On Saturday I met up with four teachers from the school. Three of them taught Social Studies. A very good curriculum for videoconferencing. I showed them my trusty powerpoint that highlights the myriad of opportunities for videoconferencing with their students. We talked about about the challenges of using the equipment. It may be neccessary to modify the room to make it more user friendly. Five cameras is great but we all agreed that one camera in the front of the room is what is really needed. Then everyone got to use the equipment. We made a test call to the New York Institute of Technology and saw their parking lot and heard the music from their FM "hard rock station". It's difficult to find "a live person" to connect with on a Saturday. Then it was off to the library to search the databases for some good programs. The teachers were very enthusiastic about the Global Nomads website and were anxious to sign up for their programs. One of the teachers found a World War II project that involved interviewing veterans. And then it was time for the piece de resistance, the Paul Hieronymus Jeopardy game. This time put together by Ashton Graham from El Paso, on the great state of New York. I had a wonderful day with the big guys. I'll keep you posted on the fate of their Distance Learning Room.
Sunday, January 21, 2007
Hey did you know that you can't get warts from touching a frog? Even if the frog is full of warts like the ones from the Lee Richardson Zoo in Kansas. This week a sixth grade class participated in the zoo's "Awesome Amphibians" program. They got to see frogs, salamanders and the more rare caecilians that are snake like in appearance. The programs from the zoo are free but as informative and interesting as some of the pay programs from other zoos and museums that deal with these topics.
The presenter was not too warm and fuzzy but maybe that was in keeping with the fact that amphibians are "cold blooded animals". Another fact that was revealed in this forty-five minute program. Before the videoconferencing a packet of materials was sent by mail to the teacher. Some simple demonstrations were done by the class during the program. To demonstrate how amphibians absorb and release water a sponge was included in the packet. A cute activity of one of the students eating a piece of candy and then dipping it in dish liquid and not wanting to eat it, showed how a salamander detracts its predators.

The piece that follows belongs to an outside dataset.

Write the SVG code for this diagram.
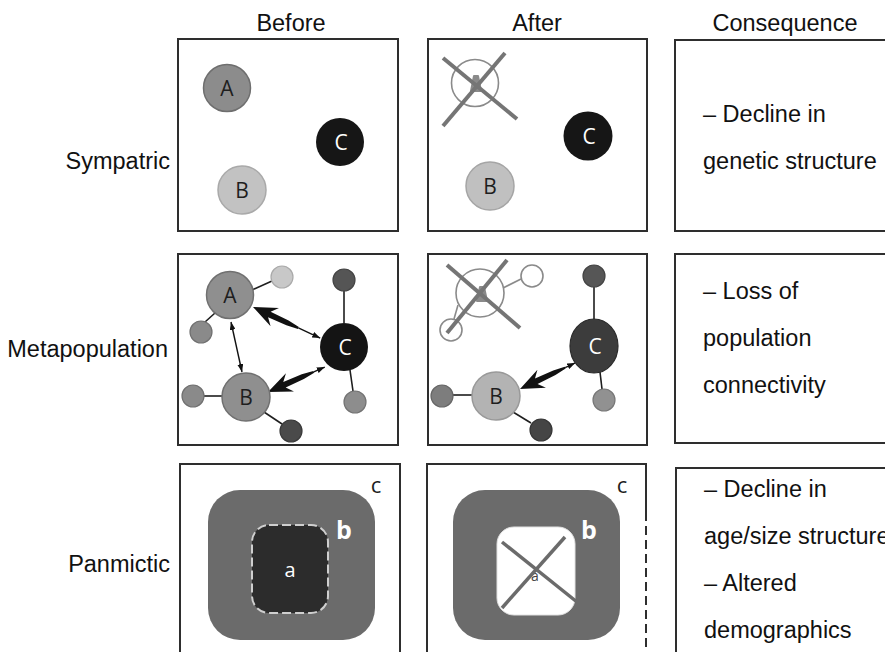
<svg xmlns="http://www.w3.org/2000/svg" width="885" height="652" viewBox="0 0 885 652">
  <style>
    .hdr { font-family: "Liberation Sans", Arial, sans-serif; font-size: 23.5px; fill: #111; }
    .row { font-family: "Liberation Sans", Arial, sans-serif; font-size: 23.5px; fill: #111; text-anchor: end; }
    .cons { font-family: "Liberation Sans", Arial, sans-serif; font-size: 23.5px; fill: #111; }
    .box { fill: none; stroke: #2e2e2e; stroke-width: 2; }
    .lbl { font-family: "Open Sans", "Noto Sans", sans-serif; font-size: 21px; text-anchor: middle; }
    .dk { fill: #1e1e1e; }
    .wh { fill: #ffffff; }
    .link { stroke: #1e1e1e; stroke-width: 1.6; fill: none; }
    .glink { stroke: #8a8a8a; stroke-width: 1.6; fill: none; }
    .gone { fill: none; stroke: #8a8a8a; stroke-width: 1.6; }
    .cross { stroke: #757575; stroke-width: 4; stroke-linecap: butt; }
    .thin { stroke: #111; stroke-width: 1.4; fill: none; }
    .zone { fill: #6b6b6b; }
    .rlbl { font-family: "Open Sans", "Noto Sans", sans-serif; text-anchor: middle; }
    .stub { fill: #8a8a8a; stroke: #8a8a8a; stroke-width: 2; stroke-linejoin: round; }
  </style>
  <defs>
    <marker id="tip" viewBox="0 0 8 6" refX="8" refY="3" markerWidth="8" markerHeight="6" markerUnits="userSpaceOnUse" orient="auto-start-reverse">
      <path d="M0,0 L8,3 L0,6 Z" fill="#111"/>
    </marker>
    <!-- heavy arrowhead with tapering shaft; tip at origin, body along +x -->
    <path id="bighead" d="M0,0 L24,-10 L18,-3 L38,-2.6 L50,-1 L50,1 L38,2.6 L18,3 L24,10 Z" fill="#111"/>
  </defs>

  <!-- column headers -->
  <g id="headers">
    <text class="hdr" x="291" y="31" text-anchor="middle">Before</text>
    <text class="hdr" x="537" y="31" text-anchor="middle">After</text>
    <text class="hdr" x="785" y="31" text-anchor="middle">Consequence</text>
  </g>

  <!-- row labels -->
  <g id="row-labels">
    <text class="row" x="170" y="169">Sympatric</text>
    <text class="row" x="168" y="357">Metapopulation</text>
    <text class="row" x="170" y="572">Panmictic</text>
  </g>

  <!-- panel frames -->
  <g id="frames">
    <rect class="box" x="178" y="39" width="220" height="192"/>
    <rect class="box" x="428" y="39" width="219" height="192"/>
    <rect class="box" x="675" y="40" width="240" height="191"/>
    <rect class="box" x="178" y="254" width="220" height="191"/>
    <rect class="box" x="428" y="254" width="219" height="191"/>
    <rect class="box" x="675" y="254" width="240" height="189"/>
    <path class="box" d="M180,652 V464 H400 V652"/>
    <path class="box" d="M427,652 V464 H646 V512"/>
    <line class="box" x1="646" y1="512" x2="646" y2="652" stroke-dasharray="9 5"/>
    <path class="box" d="M676,652 V468 H900"/>
  </g>

  <!-- Sympatric, before -->
  <g id="sym-before">
    <g id="sym-before-A">
      <circle cx="227" cy="88" r="23.5" fill="#8c8c8c" stroke="#6e6e6e" stroke-width="1.5"/>
      <text class="lbl dk" x="227" y="96">A</text>
    </g>
    <g id="sym-before-C">
      <circle cx="340" cy="142" r="24" fill="#161616"/>
      <text class="lbl wh" x="341" y="150">C</text>
    </g>
    <g id="sym-before-B">
      <circle cx="242" cy="190" r="24" fill="#c2c2c2" stroke="#a9a9a9" stroke-width="1.5"/>
      <text class="lbl dk" x="242" y="198">B</text>
    </g>
  </g>

  <!-- Sympatric, after -->
  <g id="sym-after">
    <g id="sym-after-A-lost">
      <circle class="gone" cx="475" cy="83" r="23.5"/>
      <path class="stub" d="M471,91 L474,76 L478,76 L481,91 Z"/>
      <line class="cross" x1="443" y1="58" x2="517" y2="119"/>
      <line class="cross" x1="505" y1="53" x2="443" y2="126"/>
    </g>
    <g id="sym-after-C">
      <circle cx="588" cy="136" r="24.5" fill="#161616"/>
      <text class="lbl wh" x="589" y="144">C</text>
    </g>
    <g id="sym-after-B">
      <circle cx="490" cy="186" r="24" fill="#c0c0c0" stroke="#a5a5a5" stroke-width="1.5"/>
      <text class="lbl dk" x="490" y="194">B</text>
    </g>
  </g>

  <!-- Metapopulation, before: links and dispersal arrows -->
  <g id="meta-before-connectors">
    <line class="link" x1="252" y1="290" x2="272" y2="281"/>
    <line class="link" x1="215" y1="313" x2="205" y2="322"/>
    <line class="link" x1="344" y1="290" x2="344" y2="323"/>
    <line class="link" x1="350" y1="370" x2="353" y2="391"/>
    <line class="link" x1="204" y1="396" x2="222" y2="396"/>
    <line class="link" x1="264" y1="412" x2="282" y2="424"/>
    <line class="thin" x1="231" y1="322" x2="242" y2="372" marker-start="url(#tip)" marker-end="url(#tip)"/>
    <g transform="translate(253,307) rotate(24.8)">
      <use href="#bighead"/>
      <line class="thin" x1="50" y1="0" x2="74" y2="0" marker-end="url(#tip)"/>
    </g>
    <g transform="translate(268,392) rotate(-23.7)">
      <use href="#bighead"/>
      <line class="thin" x1="50" y1="0" x2="62" y2="0" marker-end="url(#tip)"/>
    </g>
  </g>
  <g id="meta-before">
    <circle id="mb-a1" cx="282" cy="277" r="11" fill="#c8c8c8" stroke="#aaaaaa" stroke-width="1.2"/>
    <circle id="mb-a2" cx="201" cy="332" r="11" fill="#8a8a8a" stroke="#707070" stroke-width="1.2"/>
    <circle id="mb-c1" cx="344" cy="280" r="11" fill="#555555" stroke="#444444" stroke-width="1.2"/>
    <circle id="mb-c2" cx="355" cy="402" r="11" fill="#8d8d8d" stroke="#737373" stroke-width="1.2"/>
    <circle id="mb-b1" cx="193" cy="396" r="11" fill="#8a8a8a" stroke="#707070" stroke-width="1.2"/>
    <circle id="mb-b2" cx="291" cy="431" r="11" fill="#4a4a4a" stroke="#3a3a3a" stroke-width="1.2"/>
    <g id="meta-before-A">
      <circle cx="230" cy="295" r="23.5" fill="#8f8f8f" stroke="#707070" stroke-width="1.5"/>
      <text class="lbl dk" x="230" y="303">A</text>
    </g>
    <g id="meta-before-C">
      <circle cx="344" cy="347" r="24" fill="#141414"/>
      <text class="lbl wh" x="345" y="355">C</text>
    </g>
    <g id="meta-before-B">
      <circle cx="246" cy="397" r="24" fill="#8f8f8f" stroke="#707070" stroke-width="1.5"/>
      <text class="lbl dk" x="246" y="405">B</text>
    </g>
  </g>

  <!-- Metapopulation, after -->
  <g id="meta-after-connectors">
    <line class="glink" x1="503" y1="288" x2="521" y2="279"/>
    <line class="glink" x1="458" y1="305" x2="454" y2="319"/>
    <line class="link" x1="594" y1="287" x2="594" y2="319"/>
    <line class="link" x1="600" y1="372" x2="602" y2="389"/>
    <line class="link" x1="453" y1="395" x2="472" y2="395"/>
    <line class="link" x1="513" y1="412" x2="531" y2="423"/>
    <g transform="translate(520,389) rotate(-25.3)">
      <use href="#bighead"/>
      <line class="thin" x1="50" y1="0" x2="61" y2="0" marker-end="url(#tip)"/>
    </g>
  </g>
  <g id="meta-after">
    <g id="meta-after-A-lost">
      <circle class="gone" cx="480" cy="293" r="24"/>
      <circle class="gone" cx="532" cy="276" r="11"/>
      <circle class="gone" cx="451" cy="330" r="11"/>
      <path class="stub" d="M477,301 L480,287 L484,287 L487,301 Z"/>
      <line class="cross" x1="447" y1="265" x2="520" y2="328"/>
      <line class="cross" x1="507" y1="260" x2="447" y2="333"/>
    </g>
    <circle id="ma-c1" cx="594" cy="276" r="11" fill="#565656" stroke="#444444" stroke-width="1.2"/>
    <circle id="ma-c2" cx="604" cy="400" r="11" fill="#919191" stroke="#777777" stroke-width="1.2"/>
    <circle id="ma-b1" cx="442" cy="396" r="11" fill="#7d7d7d" stroke="#666666" stroke-width="1.2"/>
    <circle id="ma-b2" cx="541" cy="430" r="11" fill="#454545" stroke="#363636" stroke-width="1.2"/>
    <g id="meta-after-C">
      <ellipse cx="594" cy="346" rx="24" ry="27" fill="#3c3c3c" stroke="#2a2a2a" stroke-width="1.2"/>
      <text class="lbl wh" x="595" y="354">C</text>
    </g>
    <g id="meta-after-B">
      <circle cx="496" cy="396" r="24" fill="#b3b3b3" stroke="#999999" stroke-width="1.5"/>
      <text class="lbl dk" x="496" y="404">B</text>
    </g>
  </g>

  <!-- Panmictic, before: nested habitat zones -->
  <g id="pan-before">
    <rect class="zone" x="208" y="490" width="167" height="150" rx="32"/>
    <rect x="252" y="525" width="76" height="88" rx="17" fill="#2c2c2c" stroke="#cfcfcf" stroke-width="2" stroke-dasharray="9 4"/>
    <text class="rlbl" x="290" y="577" font-size="20" fill="#ffffff">a</text>
    <text class="rlbl" x="344" y="539" font-size="25" font-weight="bold" fill="#ffffff">b</text>
    <text class="rlbl" x="376" y="493" font-size="22" fill="#1e1e1e">c</text>
  </g>

  <!-- Panmictic, after: core zone removed -->
  <g id="pan-after">
    <rect class="zone" x="453" y="490" width="167" height="150" rx="32"/>
    <rect x="497" y="527" width="78" height="88" rx="17" fill="#ffffff" stroke="#e2e2e2" stroke-width="1"/>
    <text class="rlbl" x="535" y="581" font-size="14" fill="#444444">a</text>
    <line stroke="#6b6b6b" stroke-width="3.5" x1="502" y1="542" x2="577" y2="602"/>
    <line stroke="#6b6b6b" stroke-width="3.5" x1="565" y1="537" x2="502" y2="608"/>
    <text class="rlbl" x="589" y="539" font-size="25" font-weight="bold" fill="#ffffff">b</text>
    <text class="rlbl" x="622" y="493" font-size="22" fill="#1e1e1e">c</text>
  </g>

  <!-- consequences -->
  <g id="cons-sympatric">
    <text class="cons" x="703" y="122">– Decline in</text>
    <text class="cons" x="703" y="169">genetic structure</text>
  </g>
  <g id="cons-metapopulation">
    <text class="cons" x="703" y="299">– Loss of</text>
    <text class="cons" x="703" y="346">population</text>
    <text class="cons" x="703" y="393">connectivity</text>
  </g>
  <g id="cons-panmictic">
    <text class="cons" x="704" y="497">– Decline in</text>
    <text class="cons" x="704" y="544">age/size structure</text>
    <text class="cons" x="704" y="591">– Altered</text>
    <text class="cons" x="704" y="638">demographics</text>
  </g>
</svg>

Due to the fact that our middle school was busy with testing this week our videoconference took place in a computer lab and not in our beautiful media center. That once again shows the importance of an appropriate room environment for videoconferencing. The room was awkward for the type of movement that was necessary for the demonstrations. Also student's faces were blocked by computer monitors. I am a big proponent of where possible having a designated room for distance learning. The room should encourage the kind of activity and environment needed for a quality connection. Libraries work well but are often not available. As was the case for our videoconference. But even with our less than perfect room situation the program was enthusiastically received by the students and their teacher.
Friday, January 12, 2007
For the past eight years I have been working for technology programs funded through grants. This year the grants ended and I found myself writing my own grants. This is a daunting task as the grant writing process requires a great deal of time and giving detailed information. I am working full time in a school as a technology coordinator and I do consultant work in videoconferencing so my time as most educators is a precious commodity. I wrote these grants with the hope of funding two videoconferencing programs I feel passionate about. One is my beloved Poetry Slam and the other a science based and career oriented program with NOAA. The one with NOAA required a pre-proposal. I thought the purpose of writing a pre-proposal was to weed out weak proposals so that people applying for grants don't spend enormous amounts of time on writing grants that are not of the quality or vision that is required. I actually thought that was not a bad idea. Since I am an educator and not a "professional grant writer" I would not spend excessive amounts of time writing a grant that had a poor to none possibility of being approved. I was shocked to receive an e-mail saying that because I sent a two-page resume instead of the required one page resume my grant was declined. It was a copy of my most recent resume. Since I was working with a 5:00 Post Office deadline I just printed it out without much thought. It had very little to do with the merit of grant. The second page could have easily been tossed or not read. I really hope that there were other more important factors in making that decision to reject my grant proposal than that. Remember this was NOT the actual grant just a description of the grant I intended to write. The rejection e-mail stated "Your application did not meet the following criterion: The resume exceeded the one-page maximum. I hope this guidance may help you succeed in future submissions to this program.”
The other grant is based on points. Each section was assigned a point value. The points ranged from 5 points to 20 points. My grant was over 50 pages in length. For example the Project Management part was worth 5 points, while the Budget Narrative was worth 20. I had a friend who reviewed some of these grants. She said it didn’t matter what the actual grant was about. The only thing that mattered is how many points you scored. If you answered all the questions even if the grant itself was sub par you got the money.
If, and it’s a very BIG IF, I ever write another grant for videoconferencing I now know to keep to the page and point requirements. But I just can’t help thinking that the grant process is somewhat “stupid”. Thanks for letting me vent. Your comments are appreciated.